Это уже почти так, но не так.
У Жуковского было не очень плохо, но Лермонтов написал иначе, чем Жуковский. Сходное, то, что сейчас называют структурой, – это не общие места – это выработанные отдельные узлы произведения, сопоставление их создает новую конструкцию.
Пушкин говорил, что все слова находятся в словаре, но тем не менее писатель создает новое.
Это слишком широкое понимание слов «влияние» и «заимствование» в руках Эйхенбаума часто приносило пользу; он необыкновенно сочно показывал литературную эпоху, в которой действует художник. Разбирая Толстого в первом томе, написанном в 1928 году, Борис Михайлович точно указывает, что повесть П. Кулиша о детстве похожа на «Детство» Толстого. Сам Толстой записывает в дневнике 29 сентября 1852 года: «Читал новый Современник. Одна хорошая повесть, похожая на мое Детство, но неосновательная» [5]. Б. Эйхенбаум считает, что обе повести похожи на Диккенса. Разбирая «Кавказские рассказы», он пишет о военных очерках, о «Записках об Аварской экспедиции» Я. Костинецкого, указывает на сходство рассказа Толстого «Два гусара» с вещами Теккерея; говоря о Наполеоне, вспоминает Прудона, афоризмы Погодина; говорит о влиянии Урусова, о влиянии Ж. де Местра, о лубочной литературе дает материал большой важности и в основном безошибочный. Но четкость контура самого произведения Толстого, его «отдельность», сознательная выделенность из литературы, которая вызывала даже возражения современников, отмечается мало.
Эта ошибка не случайна.
В «Войне и мире» есть и использование построений «старого семейного романа» и использование того, что Толстой называл «военным» романом. Но семейный роман традиционно кончался свадьбой, которая получалась в результате счастливых случайностей, а задерживалась традиционными препятствиями, например тем, что жениха подозревают в неверности.
Толстой сознательно разбивал структуры и сознательно начинал роман, такой, как «Семейное счастье» или «Анна Каренина», с того, что брак уже состоялся.
Это было принципиальным созданием иной структуры.
Толстой писал в предисловии к «Войне и миру»: «Мне невольно представлялось, что смерть одного лица только возбуждала интерес к другим лицам, и брак представлялся большей частью завязкой, а не развязкой интереса» [6].
Начало и конец у Толстого другие, хотя люди у него женятся и умирают, но это фабульные факты. Композиционное значение другое.
«Смерть Ивана Ильича» начинается с того, что сам Иван Ильич уже умер – он труп.

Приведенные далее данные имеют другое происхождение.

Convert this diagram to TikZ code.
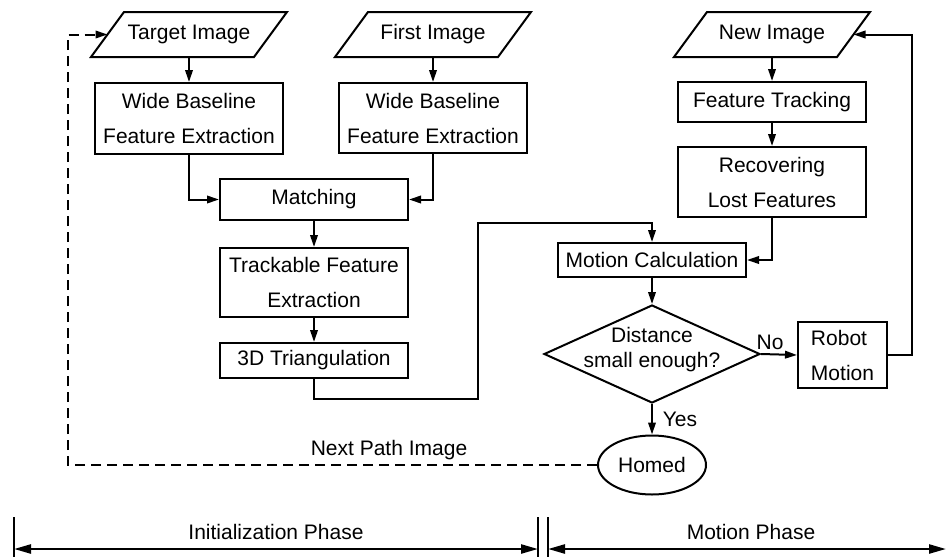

Жена хлопочет о пенсии, но смысл произведения, направленность интереса состоит не в том, умрет или не умрет Иван Ильич, и не в том, какую пенсию получит его жена, а в том, почему жизнь Ивана Ильича «была самая простая и обыкновенная и самая ужасная» [7].
Жизнь Пьера Безухова после свадьбы и жизнь княжны Марьи, когда она стала женой Николая Ростова, – это новая завязка, новая коллизия и разочарование, но первоначально Толстой в романе, задуманном под названием «Декабристы», показал старика Пьера и старуху Наташу; они были уже предназначены для новых разочарований, для видения через них эпохи, жизни России после крымского поражения.